Calculating the Sum of Odd Digits in Powers of 2: A Fascinating Number Property

[Zhivago]

\sum_{n=1}^{\infty} \frac{o(2^n)}{2^n} = \frac{1}{9}
where o(2^n) is the number of odd digits of 2^n.

Found it in
http://mathworld.wolfram.com/DigitCount.html
equation (9)

 

[uart]

That's a pretty amazing series. I found some more information about it in the following paper. See : http://www.jstor.org/view/00029890/di991774/99p0626c/0

 

[Tedjn]

Curses, JSTOR!

 

[Zhivago]

That's a pretty amazing series. I found some more information about it in the following paper. See : http://www.jstor.org/view/00029890/di991774/99p0626c/0

Fantastic!

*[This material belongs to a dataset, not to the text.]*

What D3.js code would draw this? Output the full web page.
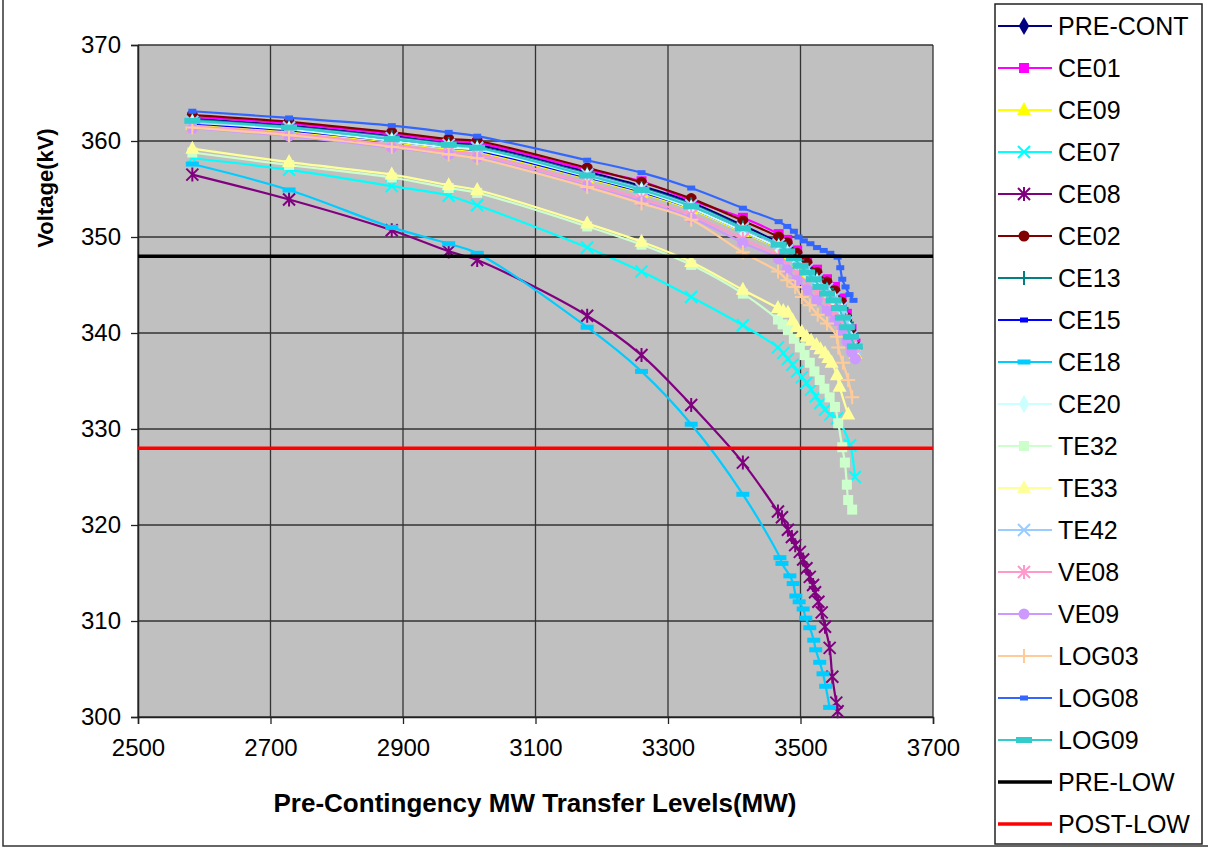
<!DOCTYPE html>
<html><head><meta charset="utf-8">
<script src="https://cdn.jsdelivr.net/npm/d3@7"></script>
<style>
html,body{margin:0;padding:0;background:#fff;}
svg{display:block;font-family:"Liberation Sans",Arial,sans-serif;}
</style></head>
<body><svg id="c" width="1208" height="848"></svg>
<script>
// ---------- DATA ----------
const xTicks = [2500, 2700, 2900, 3100, 3300, 3500, 3700];
const yTicks = [300, 310, 320, 330, 340, 350, 360, 370];
const xBase = [2582, 2728, 2883, 2969, 3012, 3178, 3260, 3335, 3413, 3467];
const xTailTop = [3480, 3495, 3510, 3525, 3540, 3552, 3562, 3570, 3577, 3583];

const preContY = [362.3, 361.6, 360.5, 359.8, 359.6, 356.8, 355.3, 353.6, 351.2, 349.4, 348.8, 347.8, 346.8, 345.8, 344.8, 343.9, 342.8, 341.3, 339.8, 338.6];
const ce01Y = [362.5, 361.8, 360.7, 360.0, 359.8, 357.0, 355.8, 353.8, 352.0, 350.3, 349.7, 348.6, 347.6, 346.6, 345.6, 344.8, 343.6, 342.0, 340.4, 338.9];
const ce09Y = [361.7, 361.0, 359.9, 359.2, 358.9, 356.1, 354.6, 352.9, 350.5, 348.8, 348.2, 347.2, 346.2, 345.2, 344.2, 343.3, 342.2, 340.7, 339.2, 337.8];
const ce02Y = [362.7, 362.0, 360.9, 360.2, 360.0, 357.2, 355.7, 354.0, 351.7, 350.0, 349.4, 348.3, 347.3, 346.3, 345.3, 344.4, 343.2, 341.6, 340.0, 338.6];
const ce13Y = [362.2, 361.5, 360.4, 359.7, 359.4, 356.6, 355.1, 353.4, 351.0, 349.2, 348.6, 347.6, 346.6, 345.6, 344.6, 343.7, 342.6, 341.1, 339.6, 338.4];
const ce15Y = [361.8, 361.1, 360.0, 359.3, 359.0, 356.2, 354.7, 353.0, 350.6, 348.9, 348.3, 347.3, 346.3, 345.3, 344.3, 343.4, 342.3, 340.8, 339.4, 338.3];
const ce20Y = [361.9, 361.2, 360.0, 359.3, 359.1, 356.3, 354.8, 353.0, 350.6, 348.9, 348.3, 347.3, 346.3, 345.3, 344.3, 343.4, 342.3, 340.8, 339.3, 338.2];
const te42Y = [362.0, 361.4, 360.3, 359.6, 359.3, 356.5, 355.0, 353.3, 350.9, 349.2, 348.6, 347.6, 346.6, 345.6, 344.6, 343.7, 342.6, 341.1, 339.6, 338.4];
const ve08Y = [361.5, 360.8, 359.6, 358.9, 358.6, 355.6, 354.0, 352.3, 349.8, 348.0, 347.2, 346.2, 345.2, 344.2, 343.2, 342.3, 341.3, 340.1, 338.8, 337.8];
const ve09Y = [361.3, 360.5, 359.3, 358.6, 358.3, 355.3, 353.7, 352.0, 349.4, 347.7, 346.6, 345.5, 344.5, 343.4, 342.3, 341.3, 340.2, 339.1, 338.0, 337.3];

const ce07X = [2582, 2728, 2883, 2969, 3012, 3178, 3260, 3335, 3413, 3466, 3474, 3481, 3488, 3495, 3502, 3509, 3516, 3523, 3530, 3537, 3545, 3555, 3575, 3582];
const ce07Y = [358.2, 357.0, 355.3, 354.3, 353.3, 348.9, 346.4, 343.75, 340.8, 338.5, 337.9, 337.3, 336.7, 336.0, 335.4, 334.8, 334.1, 333.4, 332.7, 332.0, 331.5, 331.1, 328.3, 325.0];
const ce08X = [2582, 2728, 2883, 2969, 3012, 3178, 3260, 3335, 3413, 3466, 3472, 3481, 3487, 3492, 3499, 3504, 3509, 3514, 3519, 3522, 3527, 3532, 3537, 3544, 3548, 3554, 3556];
const ce08Y = [356.5, 353.9, 350.7, 348.5, 347.6, 341.8, 337.7, 332.5, 326.5, 321.4, 320.8, 319.5, 318.75, 317.9, 317.2, 316.4, 315.5, 314.6, 313.75, 313.0, 312.0, 310.9, 309.4, 307.2, 304.2, 301.5, 300.6];
const ce18X = [2582, 2728, 2883, 2969, 3012, 3178, 3260, 3335, 3413, 3469, 3472, 3484, 3489, 3493, 3498, 3504, 3508, 3514, 3520, 3523, 3529, 3534, 3538, 3544];
const ce18Y = [357.6, 354.9, 351.0, 349.3, 348.3, 340.6, 336.0, 330.5, 323.2, 316.6, 316.0, 314.7, 313.9, 312.6, 312.0, 311.25, 310.3, 309.3, 308.0, 307.0, 305.7, 304.5, 303.2, 301.0];
const te32X = [2582, 2728, 2883, 2969, 3012, 3178, 3260, 3335, 3413, 3466, 3473, 3481, 3490, 3499, 3506, 3514, 3521, 3529, 3536, 3544, 3552, 3557, 3563, 3567, 3570, 3572, 3578];
const te32Y = [358.8, 357.5, 356.2, 355.1, 354.6, 351.1, 349.2, 347.1, 344.1, 341.4, 340.9, 340.3, 339.4, 338.5, 337.7, 336.9, 336.0, 335.1, 334.2, 333.3, 332.3, 330.6, 328.1, 326.5, 324.2, 322.6, 321.6];
const te33X = [2582, 2728, 2883, 2969, 3012, 3178, 3260, 3335, 3413, 3466, 3474, 3481, 3488, 3494, 3502, 3509, 3516, 3524, 3530, 3537, 3542, 3547, 3555, 3559, 3572];
const te33Y = [359.2, 357.8, 356.5, 355.4, 354.9, 351.4, 349.5, 347.4, 344.5, 342.6, 342.3, 342.1, 341.3, 340.6, 340.1, 339.6, 339.2, 338.75, 338.3, 337.9, 337.4, 336.9, 335.6, 334.4, 331.5];
const log03X = [2582, 2728, 2883, 2969, 3012, 3178, 3260, 3335, 3413, 3466, 3480, 3492, 3502, 3514, 3526, 3540, 3555, 3557, 3564, 3572, 3578];
const log03Y = [361.4, 360.6, 359.4, 358.6, 358.2, 355.2, 353.5, 351.8, 348.4, 346.4, 345.5, 344.8, 343.75, 342.9, 341.9, 341.0, 339.6, 338.5, 336.9, 335.1, 333.3];
const log08X = [2582, 2728, 2883, 2969, 3012, 3178, 3260, 3335, 3413, 3467, 3480, 3490, 3497, 3505, 3515, 3525, 3535, 3545, 3556, 3560, 3563, 3568, 3574, 3580];
const log08Y = [363.1, 362.4, 361.6, 360.9, 360.5, 358.0, 356.7, 355.1, 353.0, 351.6, 351.1, 350.6, 350.0, 349.6, 349.3, 348.9, 348.6, 348.3, 347.9, 346.8, 345.6, 344.8, 344.0, 343.4];
const log09X = [2582, 2728, 2883, 2969, 3012, 3178, 3260, 3335, 3413, 3467, 3480, 3490, 3500, 3510, 3520, 3530, 3540, 3550, 3558, 3564, 3570, 3576, 3582];
const log09Y = [362.1, 361.4, 360.2, 359.6, 359.3, 356.4, 354.9, 353.2, 350.9, 349.2, 348.5, 347.8, 347.0, 346.3, 345.6, 344.8, 344.1, 343.4, 342.6, 341.6, 340.6, 339.6, 338.6];

const limitX = [2500, 3700];
const preLowY = [348, 348];
const postLowY = [328, 328];

const names = ["PRE-CONT","CE01","CE09","CE07","CE08","CE02","CE13","CE15","CE18","CE20","TE32","TE33","TE42","VE08","VE09","LOG03","LOG08","LOG09"];
const colors = ["#000080","#FF00FF","#FFFF00","#00FFFF","#800080","#800000","#008080","#0000FF","#00CCFF","#CCFFFF","#CCFFCC","#FFFF99","#99CCFF","#FF99CC","#CC99FF","#FFCC99","#3366FF","#33CCCC"];
const markers = ["diamond","square","triangle","x","star","circle","plus","dashS","dashM","diamond","square","triangle","x","star","circle","plus","dashS","dashL"];

const xTop = xBase.concat(xTailTop);
const seriesX = [xTop, xTop, xTop, ce07X, ce08X, xTop, xTop, xTop, ce18X, xTop, te32X, te33X, xTop, xTop, xTop, log03X, log08X, log09X];
const seriesY = [preContY, ce01Y, ce09Y, ce07Y, ce08Y, ce02Y, ce13Y, ce15Y, ce18Y, ce20Y, te32Y, te33Y, te42Y, ve08Y, ve09Y, log03Y, log08Y, log09Y];

// ---------- CHART ----------
const svg = d3.select("#c");
const L = 138, T = 45, W = 795, H = 672;
const x = d3.scaleLinear().domain([2500, 3700]).range([L, L + W]);
const y = d3.scaleLinear().domain([300, 370]).range([T + H, T]);

svg.append("rect").attr("x", 3).attr("y", -2).attr("width", 1210).attr("height", 848)
  .attr("fill", "none").attr("stroke", "#333").attr("stroke-width", 1.5);

svg.append("rect").attr("x", L).attr("y", T).attr("width", W).attr("height", H).attr("fill", "#C0C0C0");

const g = svg.append("g");
g.selectAll(".vg").data(xTicks).join("line")
  .attr("x1", d => x(d)).attr("x2", d => x(d)).attr("y1", T).attr("y2", T + H)
  .attr("stroke", "#333").attr("stroke-width", 1.3);
g.selectAll(".hg").data(yTicks).join("line")
  .attr("x1", L).attr("x2", L + W).attr("y1", d => y(d)).attr("y2", d => y(d))
  .attr("stroke", "#333").attr("stroke-width", 1.3);

const xa = svg.append("g").attr("transform", `translate(0,${T + H})`)
  .call(d3.axisBottom(x).tickValues(xTicks).tickSize(7).tickPadding(15).tickFormat(d3.format("d")));
const ya = svg.append("g").attr("transform", `translate(${L},0)`)
  .call(d3.axisLeft(y).tickValues(yTicks).tickSize(7).tickPadding(10).tickFormat(d3.format("d")));
[xa, ya].forEach(a => {
  a.select(".domain").attr("stroke", "#222").attr("stroke-width", 1.5);
  a.selectAll(".tick line").attr("stroke", "#222").attr("stroke-width", 1.3);
  a.selectAll("text").attr("font-size", 24).attr("fill", "#000").attr("font-family", "Liberation Sans, Arial");
});

function drawMarker(sel, type, color) {
  const sw = 2;
  if (type === "diamond") {
    sel.append("path").attr("d", d3.symbol(d3.symbolDiamond, 95)()).attr("fill", color);
  } else if (type === "square") {
    sel.append("rect").attr("x", -5).attr("y", -5).attr("width", 10).attr("height", 10).attr("fill", color);
  } else if (type === "triangle") {
    sel.append("path").attr("d", "M0,-8L7,5L-7,5Z").attr("fill", color);
  } else if (type === "circle") {
    sel.append("circle").attr("r", 5.5).attr("fill", color);
  } else if (type === "x") {
    sel.append("path").attr("d", "M-6,-6L6,6M-6,6L6,-6").attr("stroke", color).attr("stroke-width", sw).attr("fill", "none");
  } else if (type === "star") {
    sel.append("path").attr("d", "M-6,-6L6,6M-6,6L6,-6M0,-7L0,7").attr("stroke", color).attr("stroke-width", sw).attr("fill", "none");
  } else if (type === "plus") {
    sel.append("path").attr("d", "M-7,0L7,0M0,-7L0,7").attr("stroke", color).attr("stroke-width", sw).attr("fill", "none");
  } else if (type === "dashS") {
    sel.append("rect").attr("x", -4).attr("y", -2.5).attr("width", 8).attr("height", 5).attr("fill", color);
  } else if (type === "dashM") {
    sel.append("rect").attr("x", -6.5).attr("y", -2.5).attr("width", 13).attr("height", 5).attr("fill", color);
  } else if (type === "dashL") {
    sel.append("rect").attr("x", -8).attr("y", -3).attr("width", 16).attr("height", 6).attr("fill", color);
  }
}

const plot = svg.append("g");
const line = d3.line().x(d => x(d[0])).y(d => y(d[1])).curve(d3.curveCatmullRom.alpha(0.5));

names.forEach((nm, i) => {
  const pts = seriesX[i].map((xv, j) => [xv, seriesY[i][j]]);
  const sg = plot.append("g");
  sg.append("path").datum(pts).attr("d", line).attr("fill", "none")
    .attr("stroke", colors[i]).attr("stroke-width", 2.2);
  pts.forEach(p => {
    const m = sg.append("g").attr("transform", `translate(${x(p[0])},${y(p[1])})`);
    drawMarker(m, markers[i], colors[i]);
  });
});

const lim = d3.line().x(d => x(d[0])).y(d => y(d[1]));
plot.append("path").datum(limitX.map((v, j) => [v, preLowY[j]])).attr("d", lim)
  .attr("stroke", "#000").attr("stroke-width", 3.5).attr("fill", "none");
plot.append("path").datum(limitX.map((v, j) => [v, postLowY[j]])).attr("d", lim)
  .attr("stroke", "#FF0000").attr("stroke-width", 3.5).attr("fill", "none");

svg.append("text").attr("x", 535).attr("y", 812).attr("text-anchor", "middle")
  .attr("font-size", 26).attr("font-weight", "bold").text("Pre-Contingency MW Transfer Levels(MW)");
svg.append("text").attr("transform", "translate(53,188) rotate(-90)").attr("text-anchor", "middle")
  .attr("font-size", 22).attr("font-weight", "bold").text("Voltage(kV)");

const lg = svg.append("g");
lg.append("rect").attr("x", 995).attr("y", 4).attr("width", 207).attr("height", 840)
  .attr("fill", "#fff").attr("stroke", "#222").attr("stroke-width", 1.5);
const legNames = names.concat(["PRE-LOW", "POST-LOW"]);
const legColors = colors.concat(["#000000", "#FF0000"]);
legNames.forEach((nm, i) => {
  const cy = 26 + i * 42;
  const isLim = i >= names.length;
  lg.append("line").attr("x1", 998).attr("x2", 1052).attr("y1", cy).attr("y2", cy)
    .attr("stroke", legColors[i]).attr("stroke-width", isLim ? 3.5 : 2.2);
  if (!isLim) {
    const m = lg.append("g").attr("transform", `translate(1024,${cy})`);
    drawMarker(m, markers[i], legColors[i]);
  }
  lg.append("text").attr("x", 1058).attr("y", cy + 9).attr("font-size", 25).attr("fill", "#000").text(nm);
});
</script>
</body></html>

Thanks a lot!
Also found it in
Experimentation in Mathematics: Computational Paths to Discovery
By Jonathan M. Borwein, David H. Bailey, Roland
pag 14-15

here's a google link:
http://books.google.com/books?id=cs...over&sig=yE9mO3b-YA9lLjAq6Nt4ED4bn1g#PPA15,M1

I'm no mathematician, but found really interesting some of these strange number properties.

 

[uart]

...here's a google link:
http://books.google.com/books?id=cs...over&sig=yE9mO3b-YA9lLjAq6Nt4ED4bn1g#PPA15,M1

I'm no mathematician, but found really interesting some of these strange number properties.

Thanks for the link Zhivago. Yes that book provides a nice accessible proof of that summation. In the link I posted they only really hinted at how that series was handled but in your link they nail it (only really needing knowledge of geomeric series and modolu athrithmetic to follow it). Good stuff!